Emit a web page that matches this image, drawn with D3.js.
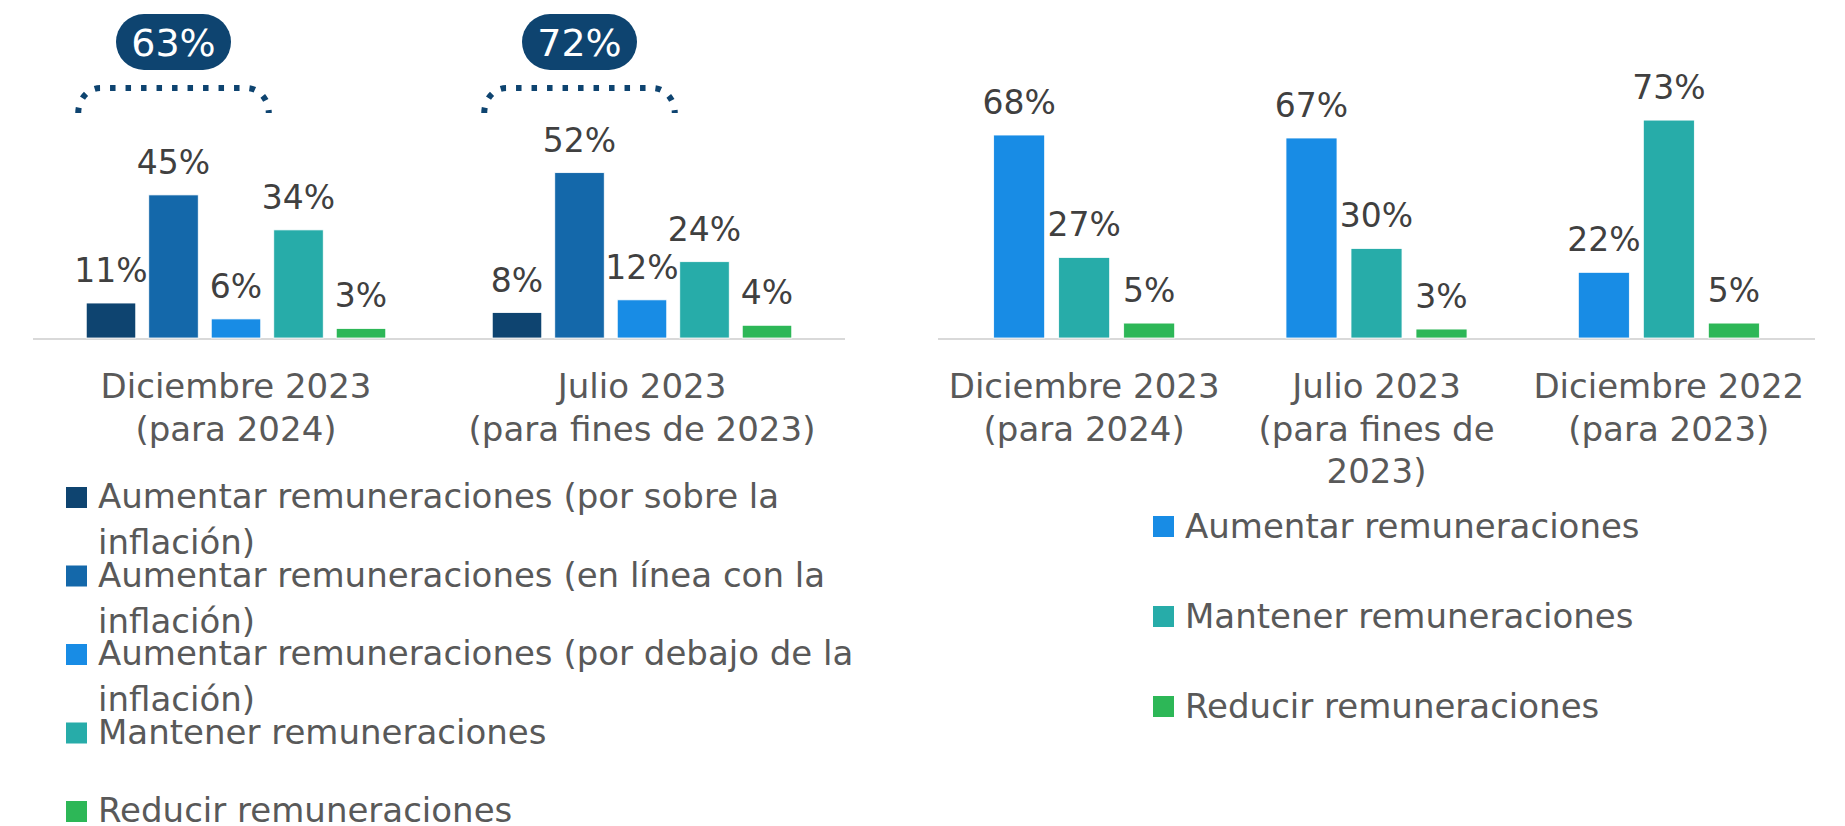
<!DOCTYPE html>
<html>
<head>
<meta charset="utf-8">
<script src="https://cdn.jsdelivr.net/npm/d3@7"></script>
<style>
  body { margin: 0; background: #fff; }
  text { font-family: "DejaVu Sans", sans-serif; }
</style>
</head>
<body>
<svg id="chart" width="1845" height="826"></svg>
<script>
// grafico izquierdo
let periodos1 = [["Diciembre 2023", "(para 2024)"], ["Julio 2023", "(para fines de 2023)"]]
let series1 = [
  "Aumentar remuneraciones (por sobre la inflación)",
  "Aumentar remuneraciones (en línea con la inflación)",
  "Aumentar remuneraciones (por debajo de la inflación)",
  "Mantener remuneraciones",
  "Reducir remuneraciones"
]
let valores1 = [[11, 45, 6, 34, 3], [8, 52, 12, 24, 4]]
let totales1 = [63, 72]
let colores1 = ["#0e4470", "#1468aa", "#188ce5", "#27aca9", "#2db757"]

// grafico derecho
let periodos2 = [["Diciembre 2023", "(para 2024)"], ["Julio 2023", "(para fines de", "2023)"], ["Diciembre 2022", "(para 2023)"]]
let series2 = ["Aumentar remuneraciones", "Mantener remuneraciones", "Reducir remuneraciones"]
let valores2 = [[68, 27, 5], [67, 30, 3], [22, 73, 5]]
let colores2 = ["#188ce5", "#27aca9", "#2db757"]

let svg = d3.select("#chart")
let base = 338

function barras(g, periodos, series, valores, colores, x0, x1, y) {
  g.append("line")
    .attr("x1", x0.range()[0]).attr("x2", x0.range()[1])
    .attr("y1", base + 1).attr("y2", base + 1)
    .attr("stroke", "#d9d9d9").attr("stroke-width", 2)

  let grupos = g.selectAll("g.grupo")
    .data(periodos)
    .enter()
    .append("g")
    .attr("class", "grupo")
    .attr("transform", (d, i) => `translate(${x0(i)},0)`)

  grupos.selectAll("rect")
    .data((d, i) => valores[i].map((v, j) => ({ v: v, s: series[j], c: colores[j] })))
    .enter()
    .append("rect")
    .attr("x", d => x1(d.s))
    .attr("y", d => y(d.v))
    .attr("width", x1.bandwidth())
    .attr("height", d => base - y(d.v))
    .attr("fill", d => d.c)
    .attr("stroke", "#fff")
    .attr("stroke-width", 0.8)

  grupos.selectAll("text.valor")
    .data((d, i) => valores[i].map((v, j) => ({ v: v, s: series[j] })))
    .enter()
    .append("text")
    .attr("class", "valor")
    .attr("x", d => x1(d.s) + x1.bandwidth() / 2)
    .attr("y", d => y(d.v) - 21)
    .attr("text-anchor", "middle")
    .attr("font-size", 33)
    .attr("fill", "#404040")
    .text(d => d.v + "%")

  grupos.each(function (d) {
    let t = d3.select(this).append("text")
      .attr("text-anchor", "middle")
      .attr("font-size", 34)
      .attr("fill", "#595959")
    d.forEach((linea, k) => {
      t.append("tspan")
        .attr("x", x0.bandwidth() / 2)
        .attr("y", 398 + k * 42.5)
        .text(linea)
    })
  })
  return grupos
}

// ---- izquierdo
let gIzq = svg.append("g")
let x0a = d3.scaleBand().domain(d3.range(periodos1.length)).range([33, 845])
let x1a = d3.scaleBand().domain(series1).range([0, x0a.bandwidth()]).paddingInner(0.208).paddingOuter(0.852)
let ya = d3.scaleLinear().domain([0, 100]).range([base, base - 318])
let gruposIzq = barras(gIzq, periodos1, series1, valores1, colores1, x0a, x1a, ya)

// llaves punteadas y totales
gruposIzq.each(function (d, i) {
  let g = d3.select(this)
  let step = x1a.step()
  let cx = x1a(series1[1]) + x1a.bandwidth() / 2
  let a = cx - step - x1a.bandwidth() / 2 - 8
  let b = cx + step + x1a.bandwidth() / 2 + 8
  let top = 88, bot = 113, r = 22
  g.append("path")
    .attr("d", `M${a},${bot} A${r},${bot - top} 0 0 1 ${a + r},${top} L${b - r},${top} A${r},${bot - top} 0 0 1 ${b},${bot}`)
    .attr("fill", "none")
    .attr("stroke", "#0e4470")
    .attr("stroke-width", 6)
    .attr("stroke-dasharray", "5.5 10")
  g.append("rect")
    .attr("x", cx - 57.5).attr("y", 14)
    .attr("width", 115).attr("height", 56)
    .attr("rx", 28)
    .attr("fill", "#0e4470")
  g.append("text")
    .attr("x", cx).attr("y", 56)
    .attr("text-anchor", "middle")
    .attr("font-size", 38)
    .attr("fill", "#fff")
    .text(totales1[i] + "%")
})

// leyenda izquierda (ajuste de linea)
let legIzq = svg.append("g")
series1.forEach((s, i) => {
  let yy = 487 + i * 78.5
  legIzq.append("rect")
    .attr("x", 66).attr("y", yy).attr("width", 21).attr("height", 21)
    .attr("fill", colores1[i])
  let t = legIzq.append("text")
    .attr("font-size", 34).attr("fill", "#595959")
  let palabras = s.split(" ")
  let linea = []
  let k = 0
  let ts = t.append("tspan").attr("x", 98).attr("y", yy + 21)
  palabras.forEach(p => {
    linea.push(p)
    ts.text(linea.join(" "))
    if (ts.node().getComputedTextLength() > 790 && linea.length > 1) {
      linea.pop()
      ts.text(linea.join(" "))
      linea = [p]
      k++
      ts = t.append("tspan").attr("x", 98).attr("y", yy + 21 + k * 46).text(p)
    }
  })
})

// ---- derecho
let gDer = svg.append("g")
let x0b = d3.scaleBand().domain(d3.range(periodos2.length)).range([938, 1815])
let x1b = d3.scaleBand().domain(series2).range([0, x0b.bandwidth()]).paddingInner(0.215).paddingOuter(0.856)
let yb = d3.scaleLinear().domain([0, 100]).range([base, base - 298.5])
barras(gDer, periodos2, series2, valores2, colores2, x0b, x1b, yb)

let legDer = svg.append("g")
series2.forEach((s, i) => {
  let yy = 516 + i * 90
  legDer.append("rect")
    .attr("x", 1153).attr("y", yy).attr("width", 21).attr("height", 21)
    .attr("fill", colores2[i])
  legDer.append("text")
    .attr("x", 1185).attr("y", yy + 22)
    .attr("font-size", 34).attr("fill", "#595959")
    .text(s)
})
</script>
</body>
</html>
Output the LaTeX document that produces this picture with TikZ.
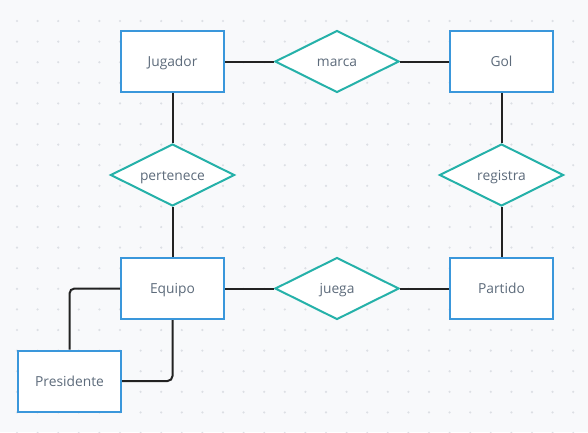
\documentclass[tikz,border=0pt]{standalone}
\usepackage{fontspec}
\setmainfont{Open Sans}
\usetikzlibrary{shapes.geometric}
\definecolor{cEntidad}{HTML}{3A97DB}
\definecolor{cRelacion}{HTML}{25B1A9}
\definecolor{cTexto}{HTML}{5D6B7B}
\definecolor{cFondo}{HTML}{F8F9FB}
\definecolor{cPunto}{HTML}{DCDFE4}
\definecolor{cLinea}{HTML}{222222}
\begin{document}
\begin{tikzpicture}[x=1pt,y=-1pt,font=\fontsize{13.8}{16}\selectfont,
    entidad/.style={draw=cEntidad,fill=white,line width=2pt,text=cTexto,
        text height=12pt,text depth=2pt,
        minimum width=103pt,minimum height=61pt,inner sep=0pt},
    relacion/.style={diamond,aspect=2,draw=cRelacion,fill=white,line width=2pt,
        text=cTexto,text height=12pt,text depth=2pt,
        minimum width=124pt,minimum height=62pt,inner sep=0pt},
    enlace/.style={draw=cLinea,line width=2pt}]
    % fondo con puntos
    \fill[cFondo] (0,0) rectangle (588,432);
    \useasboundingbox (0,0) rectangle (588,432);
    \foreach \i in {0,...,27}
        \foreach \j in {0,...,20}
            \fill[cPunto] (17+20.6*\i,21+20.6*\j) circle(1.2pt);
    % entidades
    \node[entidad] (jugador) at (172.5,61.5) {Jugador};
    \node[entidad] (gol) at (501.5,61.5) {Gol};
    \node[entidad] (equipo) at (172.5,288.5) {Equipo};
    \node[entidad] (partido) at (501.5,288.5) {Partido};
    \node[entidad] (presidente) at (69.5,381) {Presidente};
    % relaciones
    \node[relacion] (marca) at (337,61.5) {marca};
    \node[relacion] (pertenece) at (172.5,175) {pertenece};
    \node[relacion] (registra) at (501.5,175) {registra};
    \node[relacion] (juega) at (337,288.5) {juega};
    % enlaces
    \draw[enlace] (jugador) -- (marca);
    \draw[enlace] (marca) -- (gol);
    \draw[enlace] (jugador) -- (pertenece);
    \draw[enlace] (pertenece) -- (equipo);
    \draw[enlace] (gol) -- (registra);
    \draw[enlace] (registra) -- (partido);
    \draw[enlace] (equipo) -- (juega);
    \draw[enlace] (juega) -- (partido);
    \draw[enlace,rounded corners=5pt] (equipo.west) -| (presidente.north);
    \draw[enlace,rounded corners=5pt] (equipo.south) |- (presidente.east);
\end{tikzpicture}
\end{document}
::::
## Given instruction:
Print, exactly as written, the lines above from the first one to the one containing "let base = 338". Leave out pictures.

## Complete response:
Emit a web page that matches this image, drawn with D3.js.
<!DOCTYPE html>
<html>
<head>
<meta charset="utf-8">
<script src="https://cdn.jsdelivr.net/npm/d3@7"></script>
<style>
  body { margin: 0; background: #fff; }
  text { font-family: "DejaVu Sans", sans-serif; }
</style>
</head>
<body>
<svg id="chart" width="1845" height="826"></svg>
<script>
// grafico izquierdo
let periodos1 = [["Diciembre 2023", "(para 2024)"], ["Julio 2023", "(para fines de 2023)"]]
let series1 = [
  "Aumentar remuneraciones (por sobre la inflación)",
  "Aumentar remuneraciones (en línea con la inflación)",
  "Aumentar remuneraciones (por debajo de la inflación)",
  "Mantener remuneraciones",
  "Reducir remuneraciones"
]
let valores1 = [[11, 45, 6, 34, 3], [8, 52, 12, 24, 4]]
let totales1 = [63, 72]
let colores1 = ["#0e4470", "#1468aa", "#188ce5", "#27aca9", "#2db757"]

// grafico derecho
let periodos2 = [["Diciembre 2023", "(para 2024)"], ["Julio 2023", "(para fines de", "2023)"], ["Diciembre 2022", "(para 2023)"]]
let series2 = ["Aumentar remuneraciones", "Mantener remuneraciones", "Reducir remuneraciones"]
let valores2 = [[68, 27, 5], [67, 30, 3], [22, 73, 5]]
let colores2 = ["#188ce5", "#27aca9", "#2db757"]

let svg = d3.select("#chart")
let base = 338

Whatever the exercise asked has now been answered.